You really want to be on the SDSAB, don’t you?
No, I just write like that. Bored, y’see. 
The alternative was marking a whooole lot of newbie programmers’ first attempts at logic programming…
So semi-flatten it before you toss it out - if it’s about four pounds below atmospheric in your space shuttle, that’s about the same as ten pounds over atmospheric once it’s in vacuum. Also, don’t gently toss it - put it in the mass driver and fire it out backwards at 17,000mph relative to the Shuttle. Then, at last, we get a basketball at low-orbit height and dropping more or less vertically.
Larry Niven, The Integral Trees: “East takes you out, out takes you west, west takes you in, in takes you east. North and south bring you back.”
This staff report I wrote might also be of interest.
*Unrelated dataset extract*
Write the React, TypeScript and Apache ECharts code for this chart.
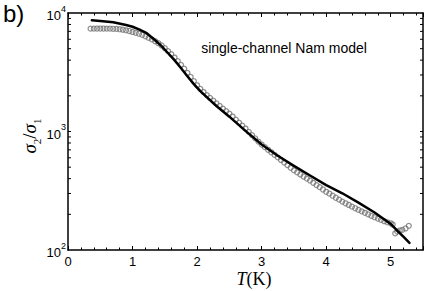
import React, { useEffect, useRef } from 'react';
import * as echarts from 'echarts';

// Measured data (open circles)
const circleT = [
  0.35, 0.4, 0.45, 0.5, 0.55, 0.6, 0.65, 0.7, 0.75, 0.8, 0.85, 0.9, 0.95,
  1.0, 1.05, 1.1, 1.15, 1.2, 1.25, 1.3, 1.35, 1.4, 1.45, 1.5, 1.55, 1.6, 1.65,
  1.7, 1.75, 1.8, 1.85, 1.9, 1.95, 2.0, 2.05, 2.1, 2.15, 2.2, 2.25, 2.3, 2.35,
  2.4, 2.45, 2.5, 2.55, 2.6, 2.65, 2.7, 2.75, 2.8, 2.85, 2.9, 2.95, 3.0, 3.05,
  3.1, 3.15, 3.2, 3.25, 3.3, 3.35, 3.4, 3.45, 3.5, 3.55, 3.6, 3.65, 3.7, 3.75,
  3.8, 3.85, 3.9, 3.95, 4.0, 4.05, 4.1, 4.15, 4.2, 4.25, 4.3, 4.35, 4.4, 4.45,
  4.5, 4.55, 4.6, 4.65, 4.7, 4.75, 4.8, 4.85, 4.9, 4.95, 5.0, 5.03, 5.07, 5.1,
  5.14, 5.18, 5.23, 5.28,
];
const circleRatio = [
  7380, 7380, 7396, 7396, 7396, 7380, 7380, 7362, 7345, 7295, 7228, 7145, 7047,
  6918, 6808, 6683, 6531, 6353, 6166, 5984, 5781, 5559, 5321, 5047, 4764, 4487, 4207,
  3926, 3648, 3388, 3126, 2884, 2661, 2455, 2291, 2153, 2028, 1919, 1820, 1726, 1641,
  1560, 1486, 1416, 1337, 1259, 1189, 1122, 1059, 993, 933, 875, 822, 776, 738,
  701, 668, 635, 605, 575, 547, 520, 494, 470, 452, 434, 417, 401, 385,
  369, 353, 339, 324, 310, 299, 287, 276, 266, 256, 248, 240, 232, 225,
  218, 212, 206, 200, 194, 189, 184, 180, 175, 171, 168, 164, 138, 143,
  146, 148, 152, 160,
];

// Single-channel Nam model fit (solid line)
const fitT = [
  0.37, 0.5, 0.7, 0.9, 1.0, 1.1, 1.22, 1.35, 1.45, 1.53, 1.64, 1.74, 1.85, 1.95,
  2.05, 2.15, 2.3, 2.5, 2.75, 3.0, 3.25, 3.5, 3.75, 4.0, 4.25, 4.5, 4.75, 5.0,
  5.1, 5.2, 5.29,
];
const fitRatio = [
  8670, 8570, 8340, 7910, 7660, 7280, 6750, 5890, 5250, 4710, 4060, 3480, 2930, 2510,
  2190, 1950, 1640, 1334, 1012, 776, 624, 513, 425, 353, 301, 251, 207, 166,
  146, 129, 115,
];

const xLabels = [0, 1, 2, 3, 4, 5];
const yLabels = [100, 1000, 10000];
const yTicks = [
  200, 300, 400, 500, 600, 700, 800, 900,
  1000, 2000, 3000, 4000, 5000, 6000, 7000, 8000, 9000,
];

const panelLabel = 'b)';
const annotation = 'single-channel Nam model';

export default function App() {
  const ref = useRef<HTMLDivElement>(null);

  useEffect(() => {
    document.body.style.margin = '0';
    const chart = echarts.init(ref.current!, null, { renderer: 'svg' });
    const sans = 'Liberation Sans, Arial, sans-serif';
    const serif = 'Liberation Serif, DejaVu Serif, serif';
    const axisLine = { show: true, onZero: false, lineStyle: { color: '#000', width: 1.5 } };

    const xCommon = {
      type: 'value',
      min: 0,
      max: 5.5,
      interval: 1,
      splitLine: { show: false },
      axisLine,
      axisTick: { show: true, inside: true, length: 4, lineStyle: { color: '#000', width: 1 } },
      minorTick: { show: true, splitNumber: 5, length: 2.5, lineStyle: { color: '#000', width: 1 } },
    };
    const yCommon = {
      type: 'log',
      logBase: 10,
      min: 100,
      max: 10000,
      splitLine: { show: false },
      axisLine,
      axisTick: { show: false },
    };

    chart.setOption({
      animation: false,
      backgroundColor: '#fff',
      grid: { left: 68, right: 13, top: 13, bottom: 41, containLabel: false },
      xAxis: [
        {
          ...xCommon,
          position: 'bottom',
          axisLabel: {
            show: true,
            customValues: xLabels,
            margin: 5,
            color: '#000',
            fontSize: 13,
            lineHeight: 13,
            fontFamily: sans,
          },
        },
        { ...xCommon, position: 'top', axisLabel: { show: false } },
      ],
      yAxis: [
        {
          ...yCommon,
          position: 'left',
          axisLabel: {
            show: true,
            customValues: yLabels,
            margin: 2,
            color: '#000',
            formatter: (v: number) => `{b|10}{e|${Math.round(Math.log10(v))}}`,
            rich: {
              b: { fontSize: 13, fontFamily: sans, color: '#000', verticalAlign: 'bottom', lineHeight: 18 },
              e: { fontSize: 9, fontFamily: sans, color: '#000', verticalAlign: 'top', lineHeight: 18 },
            },
          },
        },
        { ...yCommon, position: 'right', axisLabel: { show: false } },
      ],
      graphic: [
        {
          type: 'text',
          left: 3,
          top: 1,
          style: { text: panelLabel, fontSize: 24, fontFamily: sans, fill: '#000' },
        },
        {
          type: 'text',
          x: 284,
          y: 48,
          style: {
            text: annotation,
            fontSize: 14,
            fontFamily: sans,
            fill: '#000',
            align: 'center',
            verticalAlign: 'middle',
          },
        },
        {
          type: 'text',
          x: 254,
          y: 279,
          style: {
            text: '{i|T}{n|(K)}',
            align: 'center',
            verticalAlign: 'middle',
            rich: {
              i: { fontSize: 18, fontFamily: serif, fontStyle: 'italic', fill: '#000', lineHeight: 18 },
              n: { fontSize: 18, fontFamily: serif, fill: '#000', lineHeight: 18 },
            },
          },
        },
        {
          type: 'text',
          x: 31,
          y: 136,
          rotation: Math.PI / 2,
          style: {
            text: '{i|σ}{s|2}{n|/}{i|σ}{s|1}',
            align: 'center',
            verticalAlign: 'middle',
            rich: {
              i: { fontSize: 19, fontFamily: serif, fontStyle: 'italic', fill: '#000', lineHeight: 22, verticalAlign: 'top' },
              n: { fontSize: 19, fontFamily: serif, fill: '#000', lineHeight: 22, verticalAlign: 'top' },
              s: { fontSize: 11, fontFamily: serif, fill: '#000', lineHeight: 12, verticalAlign: 'bottom' },
            },
          },
        },
      ],
      series: [
        {
          type: 'scatter',
          xAxisIndex: 0,
          yAxisIndex: 0,
          symbol: 'circle',
          symbolSize: 5,
          itemStyle: { color: 'rgba(0,0,0,0)', borderColor: '#707070', borderWidth: 1.2 },
          data: circleT.map((t, i) => [t, circleRatio[i]]),
          z: 2,
        },
        {
          type: 'line',
          xAxisIndex: 0,
          yAxisIndex: 0,
          showSymbol: false,
          symbol: 'none',
          smooth: false,
          lineStyle: { color: '#000', width: 2.5, join: 'round', cap: 'round' },
          data: fitT.map((t, i) => [t, fitRatio[i]]),
          z: 3,
        },
        {
          // minor log ticks on the left and right frame edges
          type: 'custom',
          xAxisIndex: 0,
          yAxisIndex: 0,
          silent: true,
          clip: false,
          encode: { x: 0, y: 1 },
          data: yTicks.map((v) => [0, v]),
          renderItem: (_params: any, api: any) => {
            const v = api.value(1);
            const l = api.coord([0, v]);
            const r = api.coord([5.5, v]);
            return {
              type: 'group',
              children: [
                { type: 'line', shape: { x1: l[0], y1: l[1], x2: l[0] + 3, y2: l[1] }, style: { stroke: '#000', lineWidth: 1 } },
                { type: 'line', shape: { x1: r[0], y1: r[1], x2: r[0] - 3, y2: r[1] }, style: { stroke: '#000', lineWidth: 1 } },
              ],
            };
          },
          z: 4,
        },
      ],
    });
    return () => chart.dispose();
  }, []);

  return <div ref={ref} style={{ width: 436, height: 291 }} />;
}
Your report is very informative, but it doesn’t answer the obvious next question of what happens if you do manage to accelerate the baseball backwards by about 7600 meters per second. Does it necessarily burn up when falling essentially straight down, or does terminal velocity limit it so that doesn’t happen? One possibility is that terminal velocity of a baseball is still fast enough to generate a small amount of heat which, applied for long enough, will cause the ball to burn up.
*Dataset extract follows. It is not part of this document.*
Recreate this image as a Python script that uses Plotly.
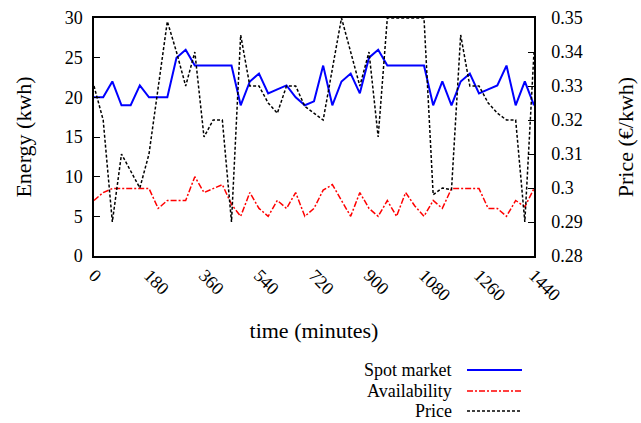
import plotly.graph_objects as go

time_min = [0, 30, 60, 90, 120, 150, 180, 210, 240, 270, 300, 330, 360, 390, 420, 450,
            480, 510, 540, 570, 600, 630, 660, 690, 720, 750, 780, 810, 840, 870, 900,
            930, 960, 990, 1020, 1050, 1080, 1110, 1140, 1170, 1200, 1230, 1260, 1290,
            1320, 1350, 1380, 1410, 1440]

spot_market = [20, 20, 22, 19, 19, 21.5, 20, 20, 20, 25, 26, 24, 24, 24, 24, 24,
               19, 22, 23, 20.5, 21, 21.5, 20, 19, 19.5, 24, 19, 22, 23, 20.5, 25,
               26, 24, 24, 24, 24, 24, 19, 22, 19, 22, 23, 20.5, 21, 21.5, 24, 19, 22, 19]

availability = [7, 8, 8.5, 8.5, 8.5, 8.5, 8.5, 6, 7, 7, 7, 10, 8, 8.5, 9, 6.5,
                5, 8, 6, 5, 7, 6, 8, 5, 6, 8.3, 9, 7, 5, 8, 6,
                5, 7, 5, 8, 6.3, 5, 7, 6, 8.5, 8.5, 8.5, 8.5, 6, 6, 5, 7, 6.2, 8.5]

price = [0.33, 0.32, 0.29, 0.31, 0.305, 0.30, 0.31, 0.33, 0.349, 0.34, 0.33, 0.34, 0.315,
         0.32, 0.32, 0.29, 0.345, 0.33, 0.33, 0.325, 0.322, 0.33, 0.33, 0.324, 0.322,
         0.32, 0.335, 0.35, 0.34, 0.33, 0.34, 0.315, 0.35, 0.35, 0.35, 0.35, 0.35,
         0.298, 0.30, 0.2995, 0.345, 0.33, 0.33, 0.325, 0.322, 0.32, 0.32, 0.29, 0.34]

x_ticks = [0, 180, 360, 540, 720, 900, 1080, 1260, 1440]
legend_names = ["Spot market", "Availability", "Price"]
colors = ["#0000ff", "#ff0000", "#000000"]
dashes = ["solid", "6px,2px,2px,2px", "3px,2px"]
widths = [2, 1.5, 1.5]

FONT = "Liberation Serif"
FS = 18

fig = go.Figure()
fig.add_trace(go.Scatter(x=time_min, y=spot_market, mode="lines", name=legend_names[0],
                         line=dict(color=colors[0], width=widths[0], dash=dashes[0])))
fig.add_trace(go.Scatter(x=time_min, y=availability, mode="lines", name=legend_names[1],
                         line=dict(color=colors[1], width=widths[1], dash=dashes[1])))
fig.add_trace(go.Scatter(x=time_min, y=price, mode="lines", name=legend_names[2], yaxis="y2",
                         line=dict(color=colors[2], width=widths[2], dash=dashes[2])))

# manual gnuplot-style legend: text right-aligned, sample line to the right
leg_y = [370, 391, 411]
for i, name in enumerate(legend_names):
    yp = 1 - (leg_y[i] - 18) / (256 - 18)
    fig.add_annotation(xref="paper", yref="paper", x=(454 - 94) / 440, y=yp,
                       text=name, showarrow=False, xanchor="right", yanchor="middle",
                       font=dict(family=FONT, size=FS, color="black"))
    fig.add_shape(type="line", xref="paper", yref="paper",
                  x0=(467 - 94) / 440, x1=(522 - 94) / 440, y0=yp, y1=yp,
                  line=dict(color=colors[i], width=widths[i], dash=dashes[i]))

fig.update_layout(
    width=641, height=423,
    margin=dict(l=94, r=107, t=18, b=167),
    paper_bgcolor="white", plot_bgcolor="white",
    showlegend=False,
    font=dict(family=FONT, size=FS, color="black"),
    xaxis=dict(range=[0, 1440], tickvals=x_ticks, tickangle=45, showgrid=False,
               zeroline=False, showline=True, linecolor="black", linewidth=1.5,
               mirror=True, ticks="", automargin=False,
               title=dict(text="time (minutes)", standoff=19),
               tickfont=dict(family=FONT, size=FS)),
    yaxis=dict(range=[0, 30], tickvals=[0, 5, 10, 15, 20, 25, 30], showgrid=False,
               zeroline=False, showline=True, linecolor="black", linewidth=1.5,
               ticks="inside", ticklen=6, tickcolor="black", automargin=False,
               ticklabelstandoff=6,
               title=dict(text="Energy (kwh)", standoff=27),
               tickfont=dict(family=FONT, size=FS)),
    yaxis2=dict(range=[0.28, 0.35], tickvals=[0.28, 0.29, 0.30, 0.31, 0.32, 0.33, 0.34, 0.35],
                overlaying="y", side="right", showgrid=False, zeroline=False,
                showline=True, linecolor="black", linewidth=1.5,
                ticks="inside", ticklen=6, tickcolor="black", automargin=False,
                ticklabelstandoff=12,
                title=dict(text="Price (€/kwh)", standoff=36),
                tickfont=dict(family=FONT, size=FS)),
)

fig.write_html("out.html", config={"displayModeBar": False},
               post_script="document.body.style.margin='0';document.body.style.padding='0';")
I also don’t know how the issue of a changing terminal velocity based on altitude comes into play: up high, it can obviously get going faster than the lower-altitude V[sub]t[/sub], but since V[sub]t[/sub] changes continuously, the ball is also constantly decelerating towards the new lower V[sub]t[/sub] and never exceeds it by much. In fact, this makes the general concept of “terminal velocity” seem a little broken when considered on a macro scale: if V[sub]t[/sub] is continuously dropping with respect to altitude, a falling object will never actually reach it, unless I’m missing something.
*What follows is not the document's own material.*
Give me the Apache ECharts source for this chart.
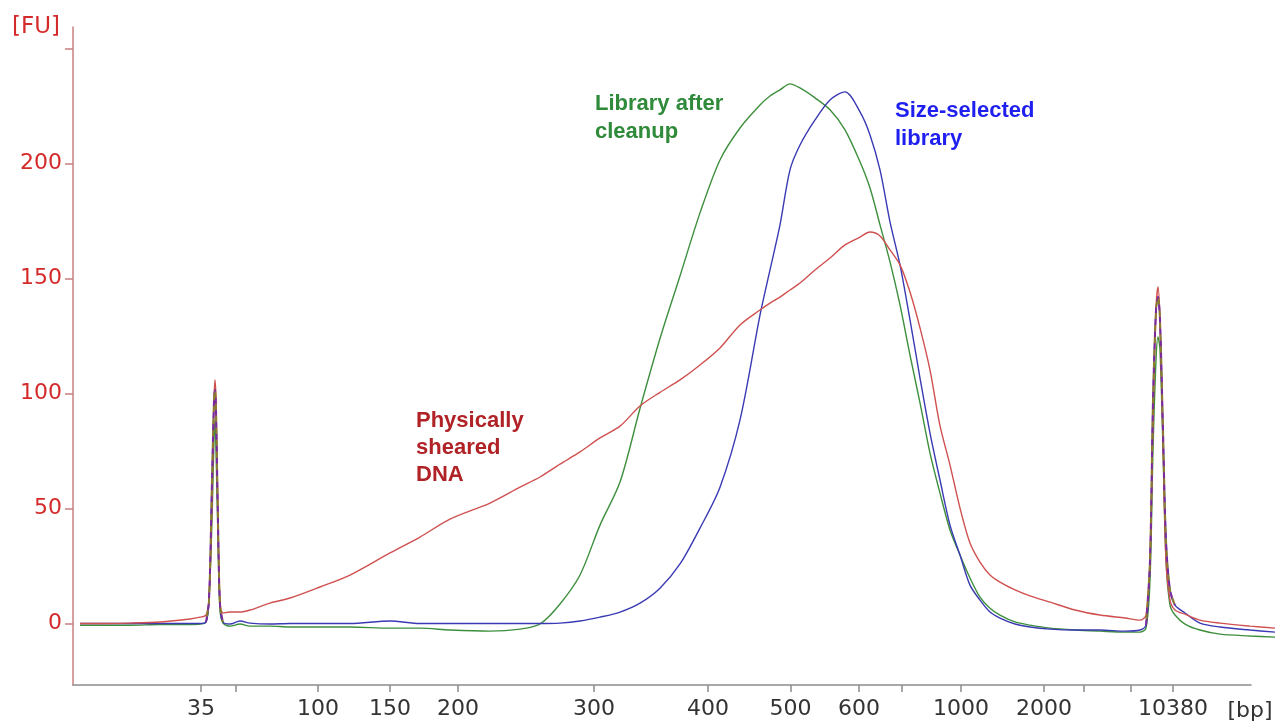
<!DOCTYPE html>
<html>
<head>
<meta charset="utf-8">
<script src="https://cdn.jsdelivr.net/npm/echarts@6/dist/echarts.min.js"></script>
<style>
html,body{margin:0;padding:0;background:#fff;}
#chart{width:1277px;height:725px;}
</style>
</head>
<body>
<div id="chart"></div>
<script>
// Migration position (data points along the run)
const dataPoints = [7,27,57,87,117,127,133,136,139,141,142,143,145,147,150,157,167,177,197,217,247,277,317,347,377,417,447,467,487,507,527,547,567,587,607,627,647,667,687,697,707,717,727,742,757,772,787,797,807,817,827,837,847,857,867,877,887,897,907,917,927,942,957,977,1002,1027,1052,1067,1073,1077,1080,1083,1085,1087,1090,1093,1097,1102,1112,1127,1147,1177,1202];

// Fluorescence [FU]
const shearedDNA = [0,0,0.2,0.7,2.0,2.8,3.7,10.2,53.7,97.2,105.9,97.2,45,10.2,4.6,5,5,5.9,8.9,11.1,15.9,21.1,30.7,37.6,45.4,52.4,59.3,63.7,69.3,74.6,80.7,85.8,94.6,100.5,105.9,112.4,119.8,129.8,136.3,139.3,141.9,145,148,153.7,158.9,164.6,168,170.2,168.5,162.4,155.9,144.1,128.5,110.2,86,68.9,50.2,35,26.7,21.1,18,14.6,12,9.3,5.9,3.7,2.4,1.5,3.7,27.6,88.5,136.3,146.3,132,79.8,27.6,10.2,5.9,4.1,1.5,0.2,-1.1,-2.0];

const libraryAfterCleanup = [-0.7,-0.7,-0.7,-0.4,-0.4,-0.2,0.7,10.2,45,79.8,88.5,75.4,36.3,5.9,0.2,-1.1,-0.2,-1.1,-1.1,-1.5,-1.5,-1.5,-2,-2,-2.8,-3.3,-2.4,-0.2,8.5,21.1,42.8,61.5,93.5,123.9,151.1,178.5,201.5,215.4,225.4,229.3,232,234.6,232.8,228.5,223.3,214.6,200.7,189.3,173.3,157.2,138.5,116.7,95.9,74.1,56.7,40.7,29.8,19.8,11.5,6.7,3.7,0.7,-0.7,-2,-2.8,-3.3,-3.7,-3.7,-2,18.9,75.4,114.6,124.6,118.9,75.4,27.6,8,3.7,-0.2,-2.8,-4.6,-5.4,-5.9];

const sizeSelectedLibrary = [0,0,0,0,0,0,0.7,10.2,62.4,97.2,101.5,92.8,45,8,0.7,-0.2,1.1,0.2,-0.2,0,0,0,1.1,0,0,0,0,0,0.2,1.1,2.8,5,8.9,15.4,25.9,41.5,59.3,88.5,134.1,153.7,173.3,197.2,208,218.9,227.6,231.1,222.4,212.4,197.2,174.6,155.9,132,106.7,82.8,62.4,42.8,29.8,16.7,10.2,5,2.4,-0.2,-1.5,-2.4,-2.8,-2.8,-3.3,-2.8,-0.7,27.6,97.2,136.3,141.9,132,84.1,36.3,14.6,8,4.6,0.2,-1.5,-2.8,-3.7];

// Size ladder tick marks on the bp axis
const tickPositions = [128,163,245,317,385,521,635,717.5,786,829,888,971,1011,1058,1100];
const tickLabels = ['35','','100','150','200','300','400','500','600','','1000','2000','','','10380'];

const yTicks = [0,50,100,150,200,250];
const yLabels = [0,50,100,150,200];

const pairs = (ys) => dataPoints.map((x, i) => [x, ys[i]]);
const ladderOnly = (ys) => dataPoints.map((x, i) =>
  ((x >= 130 && x <= 152) || (x >= 1072 && x <= 1104)) ? [x, ys[i]] : [x, null]);

const labelMap = {};
tickPositions.forEach((p, i) => { labelMap[p] = tickLabels[i]; });

const chart = echarts.init(document.getElementById('chart'), null, {renderer: 'canvas'});

const lineBase = {
  type: 'line', showSymbol: false, symbol: 'none', animation: false,
  clip: false, smooth: 0.3, silent: true,
  xAxisIndex: 0, yAxisIndex: 0
};

const Y_MIN = -26.7, Y_MAX = 259.3;

chart.setOption({
  backgroundColor: '#ffffff',
  animation: false,
  grid: [
    {left: 73, right: 0, top: 27, bottom: 40, containLabel: false},
    {left: 73, right: 26, top: 27, bottom: 40, containLabel: false}
  ],
  xAxis: [
    {type: 'value', gridIndex: 0, min: 0, max: 1204, show: false, splitLine: {show: false}},
    {
      type: 'value', gridIndex: 1, min: 0, max: 1178,
      axisLine: {show: true, onZero: false, lineStyle: {color: '#8c8c8c', width: 1.5}},
      axisTick: {show: true, customValues: tickPositions, length: 7, lineStyle: {color: '#8c8c8c', width: 1.5}},
      axisLabel: {
        customValues: tickPositions.filter((p, i) => tickLabels[i] !== ''),
        formatter: (v) => labelMap[v] || '',
        color: '#333333', fontFamily: 'DejaVu Sans', fontSize: 22, margin: 13
      },
      splitLine: {show: false}
    }
  ],
  yAxis: [
    {type: 'value', gridIndex: 0, min: Y_MIN, max: Y_MAX, show: false, splitLine: {show: false}},
    {
      type: 'value', gridIndex: 1, min: Y_MIN, max: Y_MAX,
      axisLine: {show: true, onZero: false, lineStyle: {color: '#c98080', width: 1.5}},
      axisTick: {show: true, customValues: yTicks, length: 8, lineStyle: {color: '#c98080', width: 1.5}},
      axisLabel: {
        customValues: yLabels,
        color: '#d42a2a', fontFamily: 'DejaVu Sans', fontSize: 22, margin: 11
      },
      splitLine: {show: false}
    }
  ],
  series: [
    Object.assign({}, lineBase, {name: 'Library after cleanup', data: pairs(libraryAfterCleanup),
      lineStyle: {color: '#3d8f3d', width: 1.4}, z: 2}),
    Object.assign({}, lineBase, {name: 'Size-selected library', data: pairs(sizeSelectedLibrary),
      lineStyle: {color: '#3a3ab4', width: 1.4}, z: 3}),
    Object.assign({}, lineBase, {name: 'Physically sheared DNA', data: pairs(shearedDNA),
      lineStyle: {color: '#d05050', width: 1.4}, z: 4}),
    Object.assign({}, lineBase, {name: 'Ladder A', data: ladderOnly(sizeSelectedLibrary), connectNulls: false,
      lineStyle: {color: '#7a2a9e', width: 2, type: [6, 6]}, z: 5}),
    Object.assign({}, lineBase, {name: 'Ladder B', data: ladderOnly(sizeSelectedLibrary), connectNulls: false,
      lineStyle: {color: '#8a7a30', width: 2, type: [6, 6], dashOffset: 6}, z: 5})
  ],
  graphic: [
    {type: 'text', x: 12, y: 27, style: {text: '[FU]', fill: '#d42a2a', font: '23px "DejaVu Sans"', textVerticalAlign: 'middle', textAlign: 'left'}},
    {type: 'text', x: 1250, y: 711, style: {text: '[bp]', fill: '#333333', font: '22px "DejaVu Sans"', textVerticalAlign: 'middle', textAlign: 'center'}},
    {type: 'text', x: 595, y: 104, style: {text: 'Library after', fill: '#2f8a3a', font: 'bold 22px "Liberation Sans"', textVerticalAlign: 'middle'}},
    {type: 'text', x: 595, y: 132, style: {text: 'cleanup', fill: '#2f8a3a', font: 'bold 22px "Liberation Sans"', textVerticalAlign: 'middle'}},
    {type: 'text', x: 895, y: 111, style: {text: 'Size-selected', fill: '#1f1ff0', font: 'bold 22px "Liberation Sans"', textVerticalAlign: 'middle'}},
    {type: 'text', x: 895, y: 139, style: {text: 'library', fill: '#1f1ff0', font: 'bold 22px "Liberation Sans"', textVerticalAlign: 'middle'}},
    {type: 'text', x: 416, y: 421, style: {text: 'Physically', fill: '#b02226', font: 'bold 22px "Liberation Sans"', textVerticalAlign: 'middle'}},
    {type: 'text', x: 416, y: 448, style: {text: 'sheared', fill: '#b02226', font: 'bold 22px "Liberation Sans"', textVerticalAlign: 'middle'}},
    {type: 'text', x: 416, y: 475, style: {text: 'DNA', fill: '#b02226', font: 'bold 22px "Liberation Sans"', textVerticalAlign: 'middle'}}
  ]
});
</script>
</body>
</html>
Conservation of momentum. In a geostationary orbit, you’re moving really fast in order to stay in the same place above the rotating Earth. If you try to move to a lower point, but remain above the same place, you’re actually trying to move to an orbit with a smaller radius (and therefore circumference) - smaller distance to travel around the Earth in one 24-hour period means you have to slow down - so in practical terms, trying to move straight down from a geostationary orbit would make you veer off in the direction of rotation.
Two easy ways to grasp this:
-A ballet dancer performing a pirouette with arms outstretched spins faster when she draws her arms in.
-Find a children’s playground with a roundabout of this general design - spin the roundabout and get aboard - stand facing the central pole and try to kick it - your leg will veer off to the side.
From the ISS or Space Shuttle, the basketball will burn up - it will have enough velocity by the time atmospheric braking starts to kick in to fry. From 31km, it won’t. From 80km - maybe, maybe not. If a human can survive the drop from there in a pressure suit, then a basketball will probably be ok (if it does not burst from internal pressure). But the pressure suit may have some cooling, so the naked basketball may need to be dropped from somewhat lower to ensure survival
Terminal velocity is a concept relating to an equilibrium - the point where atmospheric drag is the same as the gravitational force so velocity is not changing. It varies with a large number of factors. Re-entry calculations don’t really involve terminal velocity, as the reentry does not reach equilibrium until late in the process and deep in the atmosphere. The elements of the math are the same - altitude, density, drag coefficients, gravity, but also has elements of initial velocity, angle etc. It is a moderately complex exercise in calculus - but one that has been successfully solved on a large number of occasions. I can’t think of many re-entry failures involving objects burning up (that don’t involve additional issues contributing to the failure). And some of those re-entries involved atmospheres that we don’t have direct experience of.
Si
Ok, then: same question, but for a pillow. Will the higher drag relative to its mass make much of a difference, as suggested in post 5? If not, would a more extreme high-drag / low-mass example work? Enormous super-light wiffle ball?
I guess one important question is just how much speed an object in freefall from ISS altitude gains before atmospheric braking starts. Presumably, if there’s any atmospheric braking at all, an object with a large enough amount of drag can prevent itself from accelerating any more and even slow itself e.g. with a large enough parachute (maybe the parachute required would be impractically large, though).
I’m skeptical of an astronaut being able to survive re-entry in a spacesuit.
Anyone ever hear of SuitSat I?
It was a Russian spacesuit that was released from the ISS on February 3, 2006, carrying an amateur radio transmitter. The transmitter was logged from Earth stations for about 2 weeks.
The suit finally entered the atmosphere September 7, 2006, and burned up upon re-entry.
Suitsat II in now in development! When it’s launched, you will be able to listen and hear the transmission using a 2-meter amateur radio or a police scanner that can receive the 144-148 MHz band.
Ah, yes. James T. Kirk did this in the deleted opening scene of Star Trek Generations, and Torres did it on the holodeck in Voyager. Sounds like fun!